Liberty Central Saigon Citypoint
A central, business-district high-rise that makes the city feel organized. Rooftop pool and rooftop bar. Gym on-site. The unusual extra is the cinema complex in the building, which is a very Saigon way to take a break from heat and traffic without leaving the neighborhood. Rooms are modern, straightforward, and set up for sleep more than spectacle.
In my experience, this is one of District 1’s most convenient corners. It sits at Pasteur and Le Loi, which puts you right on the city’s main shopping-and-dining grid. Takashimaya and Union Square are right there, so food courts, cafés, and sit-down restaurants are stacked into a few blocks.
For eating, you’re in that rare zone where you can get three different meals a day everyday on foot, and never run out of options. Breakfast can be a quick Vietnamese coffee-and-bánh-mì run. Lunch can be a mall food hall or a street stall. Dinner can be anything from local classics to dressed-up places around Dong Khoi and Nguyen Hue. Then you can finish with a rooftop drink without leaving the building.
On a budget, because everyone deserves to eat their way through this increadible city.
Qcub1 Homestay
A small, modern homestay-style place that focuses on the stuff people actually use. Soundproofing is part of the pitch, which matters in this city, and several units come with kitchenette-style setups. The look is simple and clean, with an “apartment but serviced” feel instead of hostel energy. It’s the sort of place you pick when you want independence without chaos.
This is the “good side” of central Saigon to sleep in. The reason is that you’re close to the core, but you’re not planted right on the loudest nightlife strip. That keeps thigns calmer, while still letting you walk into busy areas when you want them.
For food, the homestay format helps. You can bring back fruit, drinks, late-night snacks, and store them like a normal person. You’re also well-positioned for District 1’s daytime eating, which is where Saigon shines for visitors. Markets, street-food clusters, and casual Vietnamese places are easy to stitch together without long rides.
Luala Home
A compact guesthouse-apartment setup in the Da Kao side of town, where cafés and local restaurants feel more lived-in than tourist-facing. Rooms skew practical and home-like, with a focus on clean finishing and the basics that make longer stays comfortable. It’s not flashy. It’s functional in the good way.
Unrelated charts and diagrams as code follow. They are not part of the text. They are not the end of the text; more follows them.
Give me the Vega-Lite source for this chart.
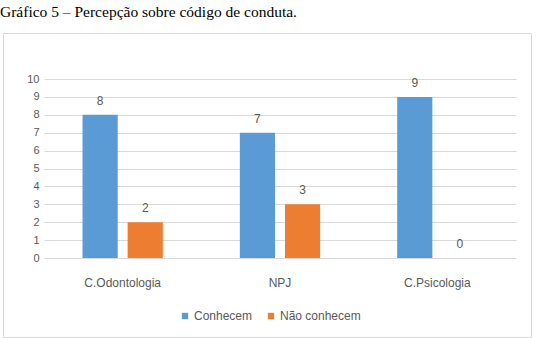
{
  "$schema": "https://vega.github.io/schema/vega-lite/v6.json",
  "width": 528,
  "height": 304,
  "padding": {"left": 0, "right": 4, "top": 4, "bottom": 2},
  "background": "white",
  "title": {
    "text": "Gráfico 5 – Percepção sobre código de conduta.",
    "anchor": "start",
    "font": "Liberation Serif",
    "fontSize": 15.5,
    "fontWeight": "normal",
    "color": "#000000",
    "offset": 13,
    "dx": -3
  },
  "config": {
    "view": {"stroke": "#D9D9D9", "strokeWidth": 1},
    "font": "Liberation Sans"
  },
  "data": {
    "values": [
      {"curso": "C.Odontologia", "grupo": "Conhecem", "valor": 8},
      {"curso": "C.Odontologia", "grupo": "Não conhecem", "valor": 2},
      {"curso": "NPJ", "grupo": "Conhecem", "valor": 7},
      {"curso": "NPJ", "grupo": "Não conhecem", "valor": 3},
      {"curso": "C.Psicologia", "grupo": "Conhecem", "valor": 9},
      {"curso": "C.Psicologia", "grupo": "Não conhecem", "valor": 0}
    ]
  },
  "encoding": {
    "x": {
      "field": "curso",
      "type": "nominal",
      "sort": ["C.Odontologia", "NPJ", "C.Psicologia"],
      "scale": {"range": [41, 513], "paddingInner": 0, "paddingOuter": 0},
      "axis": {
        "title": null,
        "labelAngle": 0,
        "ticks": false,
        "tickSize": 0,
        "domain": false,
        "labelPadding": -60,
        "labelFont": "Liberation Sans",
        "labelFontSize": 12,
        "labelColor": "#595959"
      }
    },
    "xOffset": {
      "field": "grupo",
      "type": "nominal",
      "sort": ["Conhecem", "Não conhecem"],
      "scale": {"paddingInner": 0.22, "paddingOuter": 0.854}
    },
    "y": {
      "field": "valor",
      "type": "quantitative",
      "scale": {"domain": [0, 10], "range": [225, 46], "nice": false, "zero": true},
      "axis": {
        "title": null,
        "values": [0, 1, 2, 3, 4, 5, 6, 7, 8, 9, 10],
        "ticks": false,
        "tickSize": 0,
        "domain": false,
        "labelPadding": -36,
        "labelFont": "Liberation Sans",
        "labelFontSize": 11,
        "labelColor": "#595959",
        "grid": true,
        "gridColor": "#D9D9D9",
        "gridWidth": 1
      }
    }
  },
  "layer": [
    {
      "mark": {"type": "bar"},
      "encoding": {
        "y2": {"datum": 0},
        "color": {
          "field": "grupo",
          "type": "nominal",
          "sort": ["Conhecem", "Não conhecem"],
          "scale": {"domain": ["Conhecem", "Não conhecem"], "range": ["#5B9BD5", "#ED7D31"]},
          "legend": {
            "title": null,
            "orient": "none",
            "legendX": 176,
            "legendY": 277,
            "direction": "horizontal",
            "symbolType": "square",
            "symbolSize": 40,
            "symbolStrokeWidth": 0,
            "labelFont": "Liberation Sans",
            "labelFontSize": 12,
            "labelColor": "#595959",
            "columnPadding": 12,
            "labelOffset": 3
          }
        }
      }
    },
    {
      "mark": {"type": "text", "baseline": "bottom", "dy": -7, "font": "Liberation Sans", "fontSize": 12, "color": "#595959"},
      "encoding": {
        "text": {"field": "valor", "type": "quantitative"}
      }
    }
  ]
}
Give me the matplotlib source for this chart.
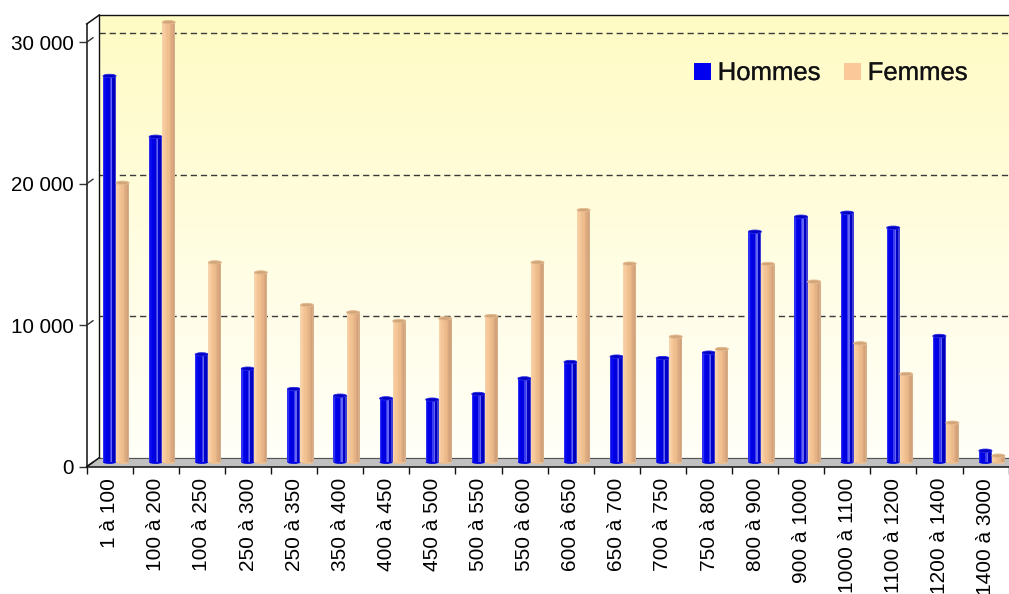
import numpy as np
import matplotlib
matplotlib.use('Agg')
import matplotlib.pyplot as plt
import matplotlib.patheffects as pe
from matplotlib.patches import Ellipse, Polygon, Rectangle
from matplotlib.lines import Line2D
from matplotlib.colors import LinearSegmentedColormap

plt.rcParams['font.family'] = ['Liberation Sans', 'DejaVu Sans']

categories = ['1 à 100', '100 à 200', '100 à 250', '250 à 300', '250 à 350',
              '350 à 400', '400 à 450', '450 à 500', '500 à 550', '550 à 600',
              '600 à 650', '650 à 700', '700 à 750', '750 à 800', '800 à 900',
              '900 à 1000', '1000 à 1100', '1100 à 1200', '1200 à 1400', '1400 à 3000']
hommes = [27300, 23000, 7620, 6610, 5170, 4700, 4510, 4420, 4820, 5920,
          7080, 7460, 7360, 7740, 16290, 17350, 17630, 16570, 8920, 810]
femmes = [19750, 31100, 14120, 13410, 11110, 10590, 9980, 10160, 10330, 14120,
          17820, 14030, 8870, 8000, 14010, 12760, 8400, 6230, 2790, 460]
series_names = ['Hommes', 'Femmes']
yticks = [0, 10000, 20000, 30000]
ytick_labels = ['0', '10 000', '20 000', '30 000']
gridlines = [10000, 20000, 30000]

W, H = 1009, 594
fig = plt.figure(figsize=(W / 100, H / 100), dpi=100)

# geometry (image pixel coords, y downward)
FX0, FX1 = 86.7, 1008.7
FY0, FYTOP = 466.7, 24.0
DX, DY = 12.6, 9.0
YMAX = 31290
n = len(categories)


def fx(x):
    return x / W


def fy(y):
    return (H - y) / H


def add_axes_px(x0, ytop, x1, ybot, **kw):
    return fig.add_axes([x0 / W, (H - ybot) / H, (x1 - x0) / W, (ybot - ytop) / H], **kw)


ax_b = add_axes_px(FX0 + DX, FYTOP - DY, FX1 + DX, FY0 - DY, zorder=0)
ax_m = add_axes_px(FX0 + DX / 2, FYTOP - DY / 2, FX1 + DX / 2, FY0 - DY / 2, zorder=2)
ax_f = add_axes_px(FX0, FYTOP, FX1, FY0, zorder=3)

for a in (ax_b, ax_m, ax_f):
    a.set_xlim(-0.5, n - 0.5)
    a.set_ylim(0, YMAX)

# ---- back wall ----
cmap = LinearSegmentedColormap.from_list('wall', ['#FFFFF8', '#FFFDE0', '#FFFBC4'])
grad = np.linspace(0, 1, 256).reshape(-1, 1)
ax_b.imshow(grad, extent=(-0.5, n - 0.5, 0, YMAX), aspect='auto', cmap=cmap,
            origin='lower', zorder=0, interpolation='bilinear')
for g in gridlines:
    ax_b.axhline(g, color='#3a3a3a', lw=1.0, linestyle=(0, (4.5, 2.8)), zorder=1)
ax_b.axhline(0, color='#555555', lw=0.8, zorder=1)
ax_b.set_xticks([])
ax_b.set_yticks([])
for s in ('right', 'bottom'):
    ax_b.spines[s].set_visible(False)
for s in ('left', 'top'):
    ax_b.spines[s].set_linewidth(1.0)
    ax_b.spines[s].set_color('#111111')

# ---- floor ----
floor = Polygon([(fx(FX0), fy(FY0)), (fx(FX1 + DX), fy(FY0)),
                 (fx(FX1 + DX), fy(FY0 - DY)), (fx(FX0 + DX), fy(FY0 - DY))],
                closed=True, transform=fig.transFigure, facecolor='#C0C0C0',
                edgecolor='none', zorder=1)
fig.add_artist(floor)
fig.add_artist(Line2D([fx(FX0 + DX), fx(FX1 + DX)], [fy(FY0 - DY), fy(FY0 - DY)],
                      transform=fig.transFigure, color='#555555', lw=0.8, zorder=1.1))

# ---- bars (mid depth) ----
ax_m.axis('off')
ax_m.patch.set_visible(False)
bw = 0.284
eh = 3.4 * YMAX / (FY0 - FYTOP)
styles = [
    dict(strips=['#3030F2', '#0A0AEE', '#0000E8', '#0000E2', '#0000DC', '#3A3AEE',
                 '#6464F2', '#0000CC', '#0000B8', '#4040D8'],
         top='#0000C4', topedge='#2A2AE6', base='#0000E0'),
    dict(strips=['#F8D2A8', '#F6CB9F', '#F4C698', '#F2C293', '#EFBE8F', '#EBB98A',
                 '#E4B285', '#DAA97F', '#D2A27A', '#D8AE88'],
         top='#D3A67A', topedge='#E4BC92', base='#EEBF90'),
]
xs = np.arange(n)
for si, vals in enumerate([hommes, femmes]):
    st = styles[si]
    off = (-bw / 2) if si == 0 else (bw / 2)
    xc = xs + off
    ns = len(st['strips'])
    for x, v in zip(xc, vals):
        ax_m.add_patch(Ellipse((x, 0), bw, eh, facecolor=st['base'], edgecolor='none',
                               zorder=1.9 + si, clip_on=False))
    for k, c in enumerate(st['strips']):
        ax_m.bar(xc - bw / 2 + (k + 0.5) * bw / ns, vals, width=bw / ns, color=c,
                 linewidth=0, zorder=2 + si, clip_on=False)
    for x, v in zip(xc, vals):
        ax_m.add_patch(Ellipse((x, v), bw, eh, facecolor=st['top'], edgecolor=st['topedge'],
                               lw=0.6, zorder=2.5 + si, clip_on=False))

# ---- front axes ----
ax_f.patch.set_visible(False)
for s in ('right', 'top'):
    ax_f.spines[s].set_visible(False)
for s in ('left', 'bottom'):
    ax_f.spines[s].set_linewidth(1.1)
    ax_f.spines[s].set_color('#111111')
ax_f.set_yticks(yticks)
ax_f.set_yticklabels(ytick_labels)
ax_f.tick_params(axis='y', length=5.8, width=1.0, pad=3.6, labelsize=14.9,
                 color='#333333')
ax_f.set_xticks(np.arange(-0.5, n, 1.0))
ax_f.set_xticklabels([])
ax_f.tick_params(axis='x', which='major', length=5.0, width=1.0, color='#111111')
ax_f.set_xticks(xs, minor=True)
ax_f.set_xticklabels(categories, minor=True, rotation=90)
ax_f.tick_params(axis='x', which='minor', length=0, pad=8.0, labelsize=15.0)

# side diagonals
to_fig = fig.transFigure.inverted()
for t in yticks:
    p0 = to_fig.transform(ax_f.transData.transform((-0.5, t)))
    p1 = to_fig.transform(ax_m.transData.transform((-0.5, t)))
    fig.add_artist(Line2D([p0[0], p1[0]], [p0[1], p1[1]], transform=fig.transFigure,
                          color='#333333', lw=1.0, zorder=4))
for t in (0, YMAX):
    p0 = to_fig.transform(ax_f.transData.transform((-0.5, t)))
    p1 = to_fig.transform(ax_b.transData.transform((-0.5, t)))
    fig.add_artist(Line2D([p0[0], p1[0]], [p0[1], p1[1]], transform=fig.transFigure,
                          color='#111111', lw=1.1, zorder=4))

# ---- legend ----
leg_colors = ['#0000F0', '#FBC89A']
sq_x = [694.3, 844.3]
for name, c, x in zip(series_names, leg_colors, sq_x):
    fig.add_artist(Rectangle((fx(x), fy(80.0)), 16.7 / W, 16.7 / H, transform=fig.transFigure,
                             facecolor=c, edgecolor='none', zorder=5))
    fig.text(fx(x + 23.4), fy(80.0), name, fontsize=18.5, color='#111111',
             ha='left', va='baseline', zorder=5,
             path_effects=[pe.withStroke(linewidth=0.3, foreground='#555555')])

fig.savefig('out.png', dpi=100)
I’m a fan of Da Kao when food is the main mission. The variety is unbeatable. You’re close enough to District 1 to drop into the big-ticket places, but your immediate streets offer more local places, with smaller restaurants, street food, and daytime cafés that don’t exist for tourists alone.
For eating, this area is good at the in-between meals. Coffee, light lunches, bakeries, and the sort of casual Vietnamese spots you walk into because they smell right. Then you can hop into the District 1 grid for a bigger dinner when you want it. It’s a nice balance between “I’m traveling” and “I live here for a week.”
Vy Khanh Guesthouse
A family-run guesthouse with a reputation for being straightforward and well-managed. Rooms are simple, but you get private bathrooms and the basic comforts that matter in Saigon, like reliable air-conditioning and a room that feels secure. It’s a small place with a personal tone, not a corporate hotel machine.
The Pham Ngu Lao area is still great when you’re here to eat. it’s the sheer density. Cheap local meals, international options, juice stands, and late-night street food all pile into the same few streets. You can land in the area and eat 6 snacks before even getting to the hotel.
Food-wise, this is the “no gaps” zone. You can do quick Vietnamese staples during the day, then shift into late-night mode without leaving the neighborhood. When you want to upgrade, District 1’s main restaurant grid is close enough to reach fast, then you’re back in a part of the city that stays active until you’re done for the night.
Final Thoughts
Ho Chi Minh City spoils you, then it follows you home.
If you asked me what I would chase first, it would be a plate of cơm tấm that smells like charcoal and fish sauce, with the pickles doing their little job and the rice soaking up everything like it was made for it. Then a bowl of hủ tiếu Nam Vang on another day, because that mix of pork broth, and herbs, is exactly the kind of Southeast Asian overlap that I love for breakfast.
What I miss is the city’s casual excellence. The way a “quick meal” can still be composed of real technique and real balance. Sweet, salty, bitter, fresh, hot. Nobody lectures you. The bowl does the talking. Some of the best food I’ve ever had is bowls of soups whose names I don’t even know in little Vietnamese street stalls, served with fresh bread.
If I had to end on one thing, it would be something cold and sweet, because Saigon always makes room for that. Chè ba màu with coconut milk and shaved ice, or a bánh flan that tastes like colonial history turned into comfort. Then coffee, slow-dripped through a phin, because the city does not just feed you. It keeps you awake enough to want another bite.